Yeah, the Sliding Time Scale and how ridiculously young Marvel keeps insisting the O5 are really stretched the suspension of disbelief. For the O5 being brought forward to have REAL impact and meaning it would have to be done in a setting where the passage of time actually matters a damn. The time frame between the present and past was simply FAR too small to realistically make a difference.
It did have a REAL impact and meaning because, despite the shrunken time frame, A lot had happened to the X-Men in the time between the O5's era and the time they were brought too. So much that they were justifiably shocked by how much had happened in that space of time when they were brought forward in time.
Agreed. Sliding timescale or not, 30+ real world years worth of stories had happened to those characters by the time they came back. I'm in the group that didn't hate it at first (even though it made Beast pretty irredeemably, dangerously insufferable as a character) but that they let it go on so much longer than it should've really soured it. I did like the Teen Jean solo.
You can't build an entire book, hell, an entire franchise, based on some characters reacting to earlier, better stories, and the other characters around them reacting to the reaction to those early, better stories. Specially considering the characters that will react to it then will go back in time and disappear from the books in that particular form. And other than Iceman being outed, which didn't need his younger self going forward in time, what did it achieve?
I'll ask again: can anyone imagine peak Claremont, Morrison or Hickman doing something likes this? Hell, even someone like Carey or Gillen? There's a reason for that.
I mean, yes, you can. The book was an introspective look on what these characters had been through and where they were at that moment which was especially relevant after Avengers vs X-Men and with Cyclops on the path of being the new Magento. The O5 would go back in time and forget but it was still interesting to see their reaction to what the X-Men would become in the future and it also affected the X-Men in the present too which would not be immediately forgotten.
Any of those writers could have easily done it if they thought about it. It was a bit of an out of the box idea and it was a good idea at the time considering just how much change the X-Men hed been though to that point.
None of these writers would have done it because any good writer knows you have to make the characters move forward, not back (Hickman criticized the idea already), and building your entire franchise around reacting to other, better stories is stupid because:
a) First of all, it reminds me the readers they could be reading other, better stories than the one they are currently reading;
b) Assumes readers read all these past stories, which is never a given;
c) Assumes readers care about all these past stories as much as you or the characters do;
d) Assumes readers care about what would the teenage X-men of the past thought, which is not a given either;
e) Makes all the characters involved look stupid and selfish, because they are risking billions of lives every second they stay in the present;
f) In the end, it changes nothing, because the main characters will just forget what happened, and the other ones will only be tangentially affected.

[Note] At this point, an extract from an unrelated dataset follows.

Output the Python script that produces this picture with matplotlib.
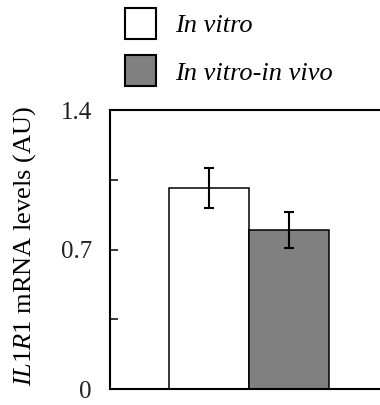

Moreover, Bendis said the idea wasn't his, but rather one that was floating around Marvel for many years and everyone else hated it...except for Jeph Loeb (if Loeb liking isn't an endorsement of poor quality, I don't know what is, LOL!), so most of other writers I mentioned already knew about it, they wisely just thought it was a bad idea.
Again, sometimes you have to look back to go forward and that is what the book was trying to do by showing where the X-Men were at the start and just how far they have gone for good and bad and how they will move forward from that.
The series honestly was written well and it did enough new things to warrant the readers sticking around. Most comics are continuity heavy and referential at this point so your points B and C could apply to most comics. Bendis had to and did write it in a way that wasn't so continuity heavy at all times to readers could understand.
Readers caring about the characters and what they think is always a problem in fiction. In my opinion, Bendis does a good enough job at this to make readers care.
A lot of the characters were more than just "Tangentially affected" by it, especially at the start. And even though the past X-men forgot it was still fun to see what they thought of the X-Men in the future.
It was a fun idea that produced a few good books.
[QUOTE=baxer;5232138
Anyway the teen O5 was really good since Marvel wanted treading water and filler stories on x-men[/QUOTE]
And that's the real issue. It was all about treading water and filler stories.
X-men fans are way too quiet about Sinister stealing Thunderbird's DNA.
I mostly agree with you except for Jean Grey, who stays dead too long for me consider her core. I think is more like
Core 1.Wolverine, Storm, Cyclops
Core 2. Jean, Beast,Kitty, Magneto, Nightcrawler, Rogue, Iceman,Xavier
really close Bishop, Asian Betsy, Angel, Gambit, Colossus, Cable **Magik
They are 3 X-men who are clearly slightly important than rest but isn't important enough because of nature of the franchise to need have all three of them around. It is really hard to do a team that feels offical without someone from Core 1 but if you stick enough people from Core 2 and the "really close group" you can get away it for a little while but the big X-men formula that works normally at least 1 out of 3 of Core 1 and depending how much you use from Core 1,determines how much you use from the next group.
And my controversial opinion is that Magik is now A-list X-man, She does the berserker loose canon Wolverine thing very well and writers have recognized that and have been using her to the fullest.